EXERCISE DETAILS: Using the material below, repeat exactly the lines from the one with "Write a Python" through the one with "plt.rcParams['font.family'] = ['Noto", ends included, without any images.

RECORDS FOR THE EXERCISE:
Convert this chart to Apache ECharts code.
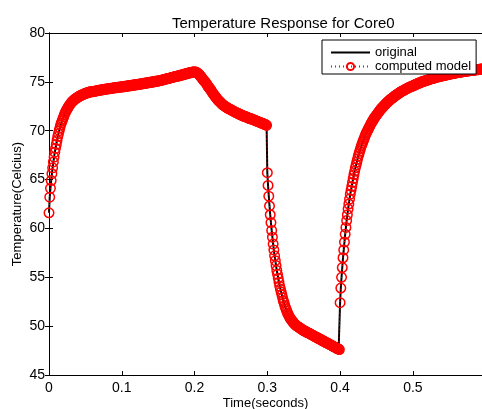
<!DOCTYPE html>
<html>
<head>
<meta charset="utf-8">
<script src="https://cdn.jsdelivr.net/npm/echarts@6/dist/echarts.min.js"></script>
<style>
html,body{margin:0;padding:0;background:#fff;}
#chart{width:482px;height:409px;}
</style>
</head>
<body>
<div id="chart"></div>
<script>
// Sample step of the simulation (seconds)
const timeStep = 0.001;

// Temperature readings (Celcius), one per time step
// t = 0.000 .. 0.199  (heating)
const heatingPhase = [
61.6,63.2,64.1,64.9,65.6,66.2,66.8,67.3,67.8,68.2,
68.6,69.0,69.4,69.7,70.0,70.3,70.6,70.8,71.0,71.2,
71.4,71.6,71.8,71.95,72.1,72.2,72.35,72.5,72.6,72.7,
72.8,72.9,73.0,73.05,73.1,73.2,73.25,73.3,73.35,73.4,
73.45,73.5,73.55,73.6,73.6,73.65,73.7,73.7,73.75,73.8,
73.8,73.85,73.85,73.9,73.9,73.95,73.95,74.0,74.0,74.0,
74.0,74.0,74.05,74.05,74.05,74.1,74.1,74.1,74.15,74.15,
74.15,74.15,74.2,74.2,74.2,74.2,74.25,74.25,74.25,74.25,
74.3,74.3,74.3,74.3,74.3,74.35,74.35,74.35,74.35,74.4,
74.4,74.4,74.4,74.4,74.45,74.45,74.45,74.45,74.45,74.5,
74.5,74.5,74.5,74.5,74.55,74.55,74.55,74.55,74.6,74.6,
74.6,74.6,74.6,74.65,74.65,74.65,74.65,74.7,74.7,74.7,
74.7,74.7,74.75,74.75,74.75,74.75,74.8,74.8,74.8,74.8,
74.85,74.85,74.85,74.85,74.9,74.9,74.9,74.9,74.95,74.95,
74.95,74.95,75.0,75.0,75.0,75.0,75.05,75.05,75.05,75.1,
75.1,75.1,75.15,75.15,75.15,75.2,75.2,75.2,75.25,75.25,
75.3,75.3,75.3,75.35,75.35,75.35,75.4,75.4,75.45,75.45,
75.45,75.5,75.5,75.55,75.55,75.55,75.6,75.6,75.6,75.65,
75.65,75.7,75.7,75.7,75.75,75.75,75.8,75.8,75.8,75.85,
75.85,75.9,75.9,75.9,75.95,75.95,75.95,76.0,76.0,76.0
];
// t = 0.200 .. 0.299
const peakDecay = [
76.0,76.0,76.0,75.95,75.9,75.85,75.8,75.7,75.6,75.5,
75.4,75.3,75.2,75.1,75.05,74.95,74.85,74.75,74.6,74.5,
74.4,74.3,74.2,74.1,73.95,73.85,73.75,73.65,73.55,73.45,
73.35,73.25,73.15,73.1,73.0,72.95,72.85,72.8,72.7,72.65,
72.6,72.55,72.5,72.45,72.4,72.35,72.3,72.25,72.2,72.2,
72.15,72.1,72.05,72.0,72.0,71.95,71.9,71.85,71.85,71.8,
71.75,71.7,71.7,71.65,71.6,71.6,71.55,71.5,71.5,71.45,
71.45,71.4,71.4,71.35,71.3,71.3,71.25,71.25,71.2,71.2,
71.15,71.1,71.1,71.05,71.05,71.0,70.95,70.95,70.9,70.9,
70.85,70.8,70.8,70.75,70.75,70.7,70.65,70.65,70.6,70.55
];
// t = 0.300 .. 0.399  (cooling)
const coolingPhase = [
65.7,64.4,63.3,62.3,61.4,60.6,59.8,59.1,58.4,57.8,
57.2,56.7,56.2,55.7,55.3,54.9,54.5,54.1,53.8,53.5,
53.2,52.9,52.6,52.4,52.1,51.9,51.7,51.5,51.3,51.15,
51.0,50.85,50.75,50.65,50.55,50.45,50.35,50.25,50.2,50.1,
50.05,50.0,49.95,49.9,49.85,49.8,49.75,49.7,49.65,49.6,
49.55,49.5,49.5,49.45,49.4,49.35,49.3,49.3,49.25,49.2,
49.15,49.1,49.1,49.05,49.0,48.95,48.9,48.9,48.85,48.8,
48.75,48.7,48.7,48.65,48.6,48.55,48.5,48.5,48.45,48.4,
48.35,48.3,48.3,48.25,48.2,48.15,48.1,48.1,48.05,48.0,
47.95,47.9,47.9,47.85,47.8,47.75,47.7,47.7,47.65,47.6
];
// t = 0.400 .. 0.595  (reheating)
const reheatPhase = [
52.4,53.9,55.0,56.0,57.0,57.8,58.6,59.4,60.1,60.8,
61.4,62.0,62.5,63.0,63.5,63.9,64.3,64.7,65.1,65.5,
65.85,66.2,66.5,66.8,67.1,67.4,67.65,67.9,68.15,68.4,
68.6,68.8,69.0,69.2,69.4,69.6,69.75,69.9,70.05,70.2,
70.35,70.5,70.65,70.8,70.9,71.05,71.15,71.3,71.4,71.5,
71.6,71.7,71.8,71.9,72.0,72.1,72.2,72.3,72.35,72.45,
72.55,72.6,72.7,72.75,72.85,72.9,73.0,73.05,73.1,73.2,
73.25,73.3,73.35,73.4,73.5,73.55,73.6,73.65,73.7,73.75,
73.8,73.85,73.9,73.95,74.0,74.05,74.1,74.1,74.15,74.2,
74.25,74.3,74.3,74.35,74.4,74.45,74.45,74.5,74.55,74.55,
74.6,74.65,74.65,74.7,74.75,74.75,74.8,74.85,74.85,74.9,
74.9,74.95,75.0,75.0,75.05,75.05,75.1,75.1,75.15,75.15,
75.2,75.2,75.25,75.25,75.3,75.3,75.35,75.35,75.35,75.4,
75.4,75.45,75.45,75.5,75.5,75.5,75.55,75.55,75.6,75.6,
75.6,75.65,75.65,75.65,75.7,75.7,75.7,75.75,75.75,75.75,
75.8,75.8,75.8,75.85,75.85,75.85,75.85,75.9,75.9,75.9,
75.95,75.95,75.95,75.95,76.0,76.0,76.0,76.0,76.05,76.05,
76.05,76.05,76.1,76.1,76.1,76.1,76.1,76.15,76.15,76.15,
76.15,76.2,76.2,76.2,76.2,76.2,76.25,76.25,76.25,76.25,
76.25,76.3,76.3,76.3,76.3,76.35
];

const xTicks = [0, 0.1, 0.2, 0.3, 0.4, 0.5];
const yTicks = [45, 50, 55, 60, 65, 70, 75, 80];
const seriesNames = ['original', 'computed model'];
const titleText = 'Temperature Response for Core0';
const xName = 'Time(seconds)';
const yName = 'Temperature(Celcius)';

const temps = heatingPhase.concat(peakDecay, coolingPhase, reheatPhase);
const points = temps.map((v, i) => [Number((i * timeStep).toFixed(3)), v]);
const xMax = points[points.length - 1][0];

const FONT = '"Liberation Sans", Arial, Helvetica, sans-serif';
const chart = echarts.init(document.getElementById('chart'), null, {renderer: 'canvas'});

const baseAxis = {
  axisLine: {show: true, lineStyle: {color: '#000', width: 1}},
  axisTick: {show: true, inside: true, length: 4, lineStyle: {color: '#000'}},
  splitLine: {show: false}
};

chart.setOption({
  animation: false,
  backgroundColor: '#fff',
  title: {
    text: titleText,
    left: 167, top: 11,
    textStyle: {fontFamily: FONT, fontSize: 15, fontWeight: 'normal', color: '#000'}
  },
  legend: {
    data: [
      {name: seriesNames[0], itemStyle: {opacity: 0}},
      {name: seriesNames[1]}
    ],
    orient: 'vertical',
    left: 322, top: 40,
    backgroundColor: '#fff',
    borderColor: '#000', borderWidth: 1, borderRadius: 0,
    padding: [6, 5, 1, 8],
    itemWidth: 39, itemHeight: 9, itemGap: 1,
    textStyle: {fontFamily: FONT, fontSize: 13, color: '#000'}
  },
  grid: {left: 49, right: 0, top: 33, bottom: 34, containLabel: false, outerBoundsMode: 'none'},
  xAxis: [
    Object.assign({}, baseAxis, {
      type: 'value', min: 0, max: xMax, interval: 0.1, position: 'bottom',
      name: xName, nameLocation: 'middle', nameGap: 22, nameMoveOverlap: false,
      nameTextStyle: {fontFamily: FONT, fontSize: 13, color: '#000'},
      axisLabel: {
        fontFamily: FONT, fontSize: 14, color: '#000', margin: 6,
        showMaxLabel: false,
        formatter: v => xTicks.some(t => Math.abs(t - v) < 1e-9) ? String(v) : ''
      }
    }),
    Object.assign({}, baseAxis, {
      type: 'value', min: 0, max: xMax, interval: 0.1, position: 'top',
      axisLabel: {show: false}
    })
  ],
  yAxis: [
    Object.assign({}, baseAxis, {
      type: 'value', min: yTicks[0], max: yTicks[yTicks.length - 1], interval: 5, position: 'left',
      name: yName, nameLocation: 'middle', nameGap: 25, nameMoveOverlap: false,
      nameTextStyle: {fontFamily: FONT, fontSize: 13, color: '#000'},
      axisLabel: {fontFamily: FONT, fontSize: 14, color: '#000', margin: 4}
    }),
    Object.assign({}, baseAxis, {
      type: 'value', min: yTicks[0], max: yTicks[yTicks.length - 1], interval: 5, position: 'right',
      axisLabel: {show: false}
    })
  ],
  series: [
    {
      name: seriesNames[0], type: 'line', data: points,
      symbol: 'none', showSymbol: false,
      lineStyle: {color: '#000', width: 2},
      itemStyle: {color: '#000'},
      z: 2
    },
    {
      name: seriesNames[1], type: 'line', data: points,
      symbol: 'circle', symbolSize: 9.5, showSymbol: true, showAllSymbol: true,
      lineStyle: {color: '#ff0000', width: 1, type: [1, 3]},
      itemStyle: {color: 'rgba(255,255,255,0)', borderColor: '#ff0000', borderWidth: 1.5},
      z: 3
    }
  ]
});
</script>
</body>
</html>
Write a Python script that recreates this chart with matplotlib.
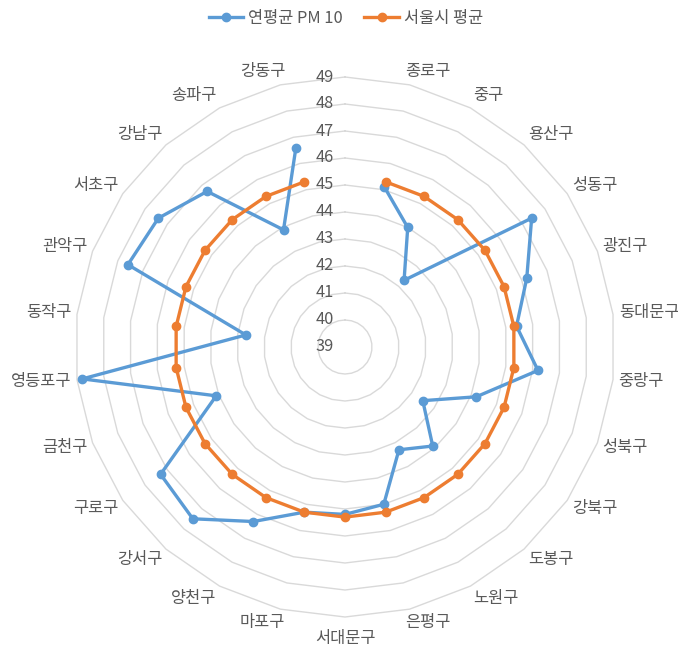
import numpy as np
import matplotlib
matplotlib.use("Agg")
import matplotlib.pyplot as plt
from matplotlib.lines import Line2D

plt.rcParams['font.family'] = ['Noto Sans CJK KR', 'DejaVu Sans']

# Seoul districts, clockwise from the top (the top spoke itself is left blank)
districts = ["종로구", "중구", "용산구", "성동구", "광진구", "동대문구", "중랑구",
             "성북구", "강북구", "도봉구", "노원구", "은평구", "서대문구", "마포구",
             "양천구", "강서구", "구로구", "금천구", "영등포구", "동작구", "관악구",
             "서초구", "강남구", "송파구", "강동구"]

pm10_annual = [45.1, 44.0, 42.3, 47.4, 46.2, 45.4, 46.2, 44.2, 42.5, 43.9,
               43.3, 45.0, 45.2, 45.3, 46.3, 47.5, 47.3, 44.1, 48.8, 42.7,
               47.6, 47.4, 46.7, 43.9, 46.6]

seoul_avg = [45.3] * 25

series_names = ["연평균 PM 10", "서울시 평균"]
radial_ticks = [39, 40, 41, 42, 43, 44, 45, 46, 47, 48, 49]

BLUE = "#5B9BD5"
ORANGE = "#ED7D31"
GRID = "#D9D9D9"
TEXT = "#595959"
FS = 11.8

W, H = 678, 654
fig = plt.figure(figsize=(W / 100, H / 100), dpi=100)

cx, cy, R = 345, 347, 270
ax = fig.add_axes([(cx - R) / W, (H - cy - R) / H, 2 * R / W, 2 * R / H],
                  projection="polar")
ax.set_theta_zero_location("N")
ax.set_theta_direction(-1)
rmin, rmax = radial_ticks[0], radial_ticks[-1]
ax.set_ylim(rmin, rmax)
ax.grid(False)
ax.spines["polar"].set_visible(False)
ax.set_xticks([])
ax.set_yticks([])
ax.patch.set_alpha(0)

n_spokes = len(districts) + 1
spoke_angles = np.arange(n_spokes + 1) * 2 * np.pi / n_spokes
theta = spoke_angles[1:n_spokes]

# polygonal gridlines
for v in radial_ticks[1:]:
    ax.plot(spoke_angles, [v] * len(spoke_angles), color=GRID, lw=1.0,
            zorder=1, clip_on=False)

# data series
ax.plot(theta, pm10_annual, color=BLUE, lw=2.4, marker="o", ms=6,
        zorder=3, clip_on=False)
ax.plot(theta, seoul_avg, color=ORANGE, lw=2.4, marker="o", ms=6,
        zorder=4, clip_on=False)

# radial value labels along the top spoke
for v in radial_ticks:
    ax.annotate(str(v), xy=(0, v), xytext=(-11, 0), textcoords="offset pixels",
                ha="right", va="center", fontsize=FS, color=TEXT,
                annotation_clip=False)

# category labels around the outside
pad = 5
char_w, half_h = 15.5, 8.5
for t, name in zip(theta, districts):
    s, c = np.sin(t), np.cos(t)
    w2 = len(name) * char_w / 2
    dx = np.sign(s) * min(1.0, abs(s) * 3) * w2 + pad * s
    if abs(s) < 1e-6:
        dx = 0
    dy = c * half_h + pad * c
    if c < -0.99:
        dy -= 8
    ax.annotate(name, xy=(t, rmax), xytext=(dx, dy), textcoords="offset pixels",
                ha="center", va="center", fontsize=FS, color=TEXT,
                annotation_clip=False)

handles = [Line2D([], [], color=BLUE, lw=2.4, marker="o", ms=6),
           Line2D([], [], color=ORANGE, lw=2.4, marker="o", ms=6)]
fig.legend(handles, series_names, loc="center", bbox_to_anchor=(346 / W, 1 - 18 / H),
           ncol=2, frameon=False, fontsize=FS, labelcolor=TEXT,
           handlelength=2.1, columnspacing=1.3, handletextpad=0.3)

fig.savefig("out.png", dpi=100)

FULL RESPONSE:
Write a Python script that recreates this chart with matplotlib.
import numpy as np
import matplotlib
matplotlib.use("Agg")
import matplotlib.pyplot as plt
from matplotlib.lines import Line2D

plt.rcParams['font.family'] = ['Noto Sans CJK KR', 'DejaVu Sans']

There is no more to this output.